Produce an exact copy of all the data below, dropping every image.

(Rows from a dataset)
##########
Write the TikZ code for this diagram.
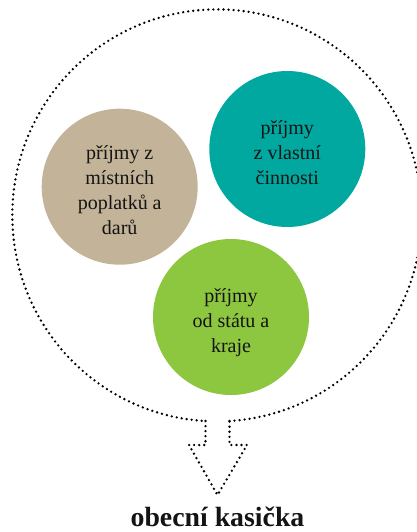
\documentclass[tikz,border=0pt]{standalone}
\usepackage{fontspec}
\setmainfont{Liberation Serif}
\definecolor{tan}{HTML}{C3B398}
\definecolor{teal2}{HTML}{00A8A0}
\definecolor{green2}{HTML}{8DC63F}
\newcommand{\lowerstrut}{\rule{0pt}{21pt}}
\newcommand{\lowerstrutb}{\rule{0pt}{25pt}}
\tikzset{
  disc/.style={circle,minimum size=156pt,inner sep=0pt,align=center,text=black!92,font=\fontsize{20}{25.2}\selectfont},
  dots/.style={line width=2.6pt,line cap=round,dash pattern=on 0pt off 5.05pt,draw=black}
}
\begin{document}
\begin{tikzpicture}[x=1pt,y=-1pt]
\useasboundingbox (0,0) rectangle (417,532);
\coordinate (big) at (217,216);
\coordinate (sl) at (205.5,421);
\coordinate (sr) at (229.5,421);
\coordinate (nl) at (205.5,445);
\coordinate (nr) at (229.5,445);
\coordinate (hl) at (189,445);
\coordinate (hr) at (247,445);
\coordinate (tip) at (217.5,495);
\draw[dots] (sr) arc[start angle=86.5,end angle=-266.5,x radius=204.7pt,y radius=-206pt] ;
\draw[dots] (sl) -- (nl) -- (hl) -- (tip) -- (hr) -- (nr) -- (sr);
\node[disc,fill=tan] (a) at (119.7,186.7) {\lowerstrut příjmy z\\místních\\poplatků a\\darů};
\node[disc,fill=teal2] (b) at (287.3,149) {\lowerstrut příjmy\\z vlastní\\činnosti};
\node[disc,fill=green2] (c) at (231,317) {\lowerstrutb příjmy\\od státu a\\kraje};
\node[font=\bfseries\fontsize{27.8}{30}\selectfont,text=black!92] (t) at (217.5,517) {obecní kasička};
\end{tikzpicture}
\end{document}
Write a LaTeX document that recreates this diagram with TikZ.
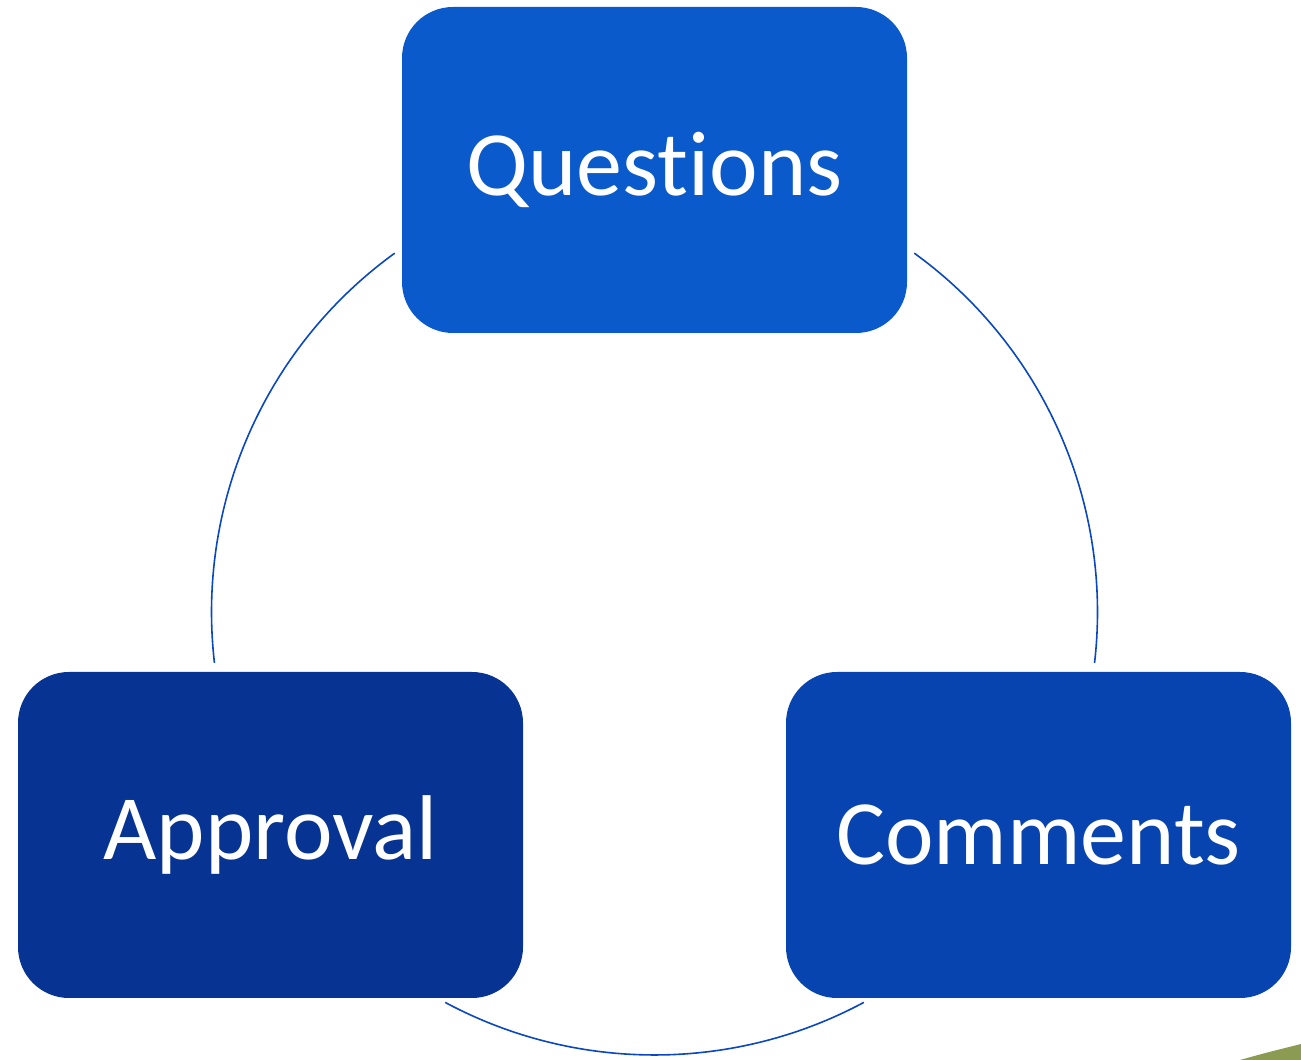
##########
EXPECTED ANSWER:
Write the TikZ code for this diagram.
\documentclass[tikz,border=0pt]{standalone}
\usepackage{fontspec}
\setmainfont{Liberation Serif}
\definecolor{tan}{HTML}{C3B398}
\definecolor{teal2}{HTML}{00A8A0}
\definecolor{green2}{HTML}{8DC63F}
\newcommand{\lowerstrut}{\rule{0pt}{21pt}}
\newcommand{\lowerstrutb}{\rule{0pt}{25pt}}
\tikzset{
  disc/.style={circle,minimum size=156pt,inner sep=0pt,align=center,text=black!92,font=\fontsize{20}{25.2}\selectfont},
  dots/.style={line width=2.6pt,line cap=round,dash pattern=on 0pt off 5.05pt,draw=black}
}
\begin{document}
\begin{tikzpicture}[x=1pt,y=-1pt]
\useasboundingbox (0,0) rectangle (417,532);
\coordinate (big) at (217,216);
\coordinate (sl) at (205.5,421);
\coordinate (sr) at (229.5,421);
\coordinate (nl) at (205.5,445);
\coordinate (nr) at (229.5,445);
\coordinate (hl) at (189,445);
\coordinate (hr) at (247,445);
\coordinate (tip) at (217.5,495);
\draw[dots] (sr) arc[start angle=86.5,end angle=-266.5,x radius=204.7pt,y radius=-206pt] ;
\draw[dots] (sl) -- (nl) -- (hl) -- (tip) -- (hr) -- (nr) -- (sr);
\node[disc,fill=tan] (a) at (119.7,186.7) {\lowerstrut příjmy z\\místních\\poplatků a\\darů};
\node[disc,fill=teal2] (b) at (287.3,149) {\lowerstrut příjmy\\z vlastní\\činnosti};
\node[disc,fill=green2] (c) at (231,317) {\lowerstrutb příjmy\\od státu a\\kraje};
\node[font=\bfseries\fontsize{27.8}{30}\selectfont,text=black!92] (t) at (217.5,517) {obecní kasička};
\end{tikzpicture}
\end{document}
Write a LaTeX document that recreates this diagram with TikZ.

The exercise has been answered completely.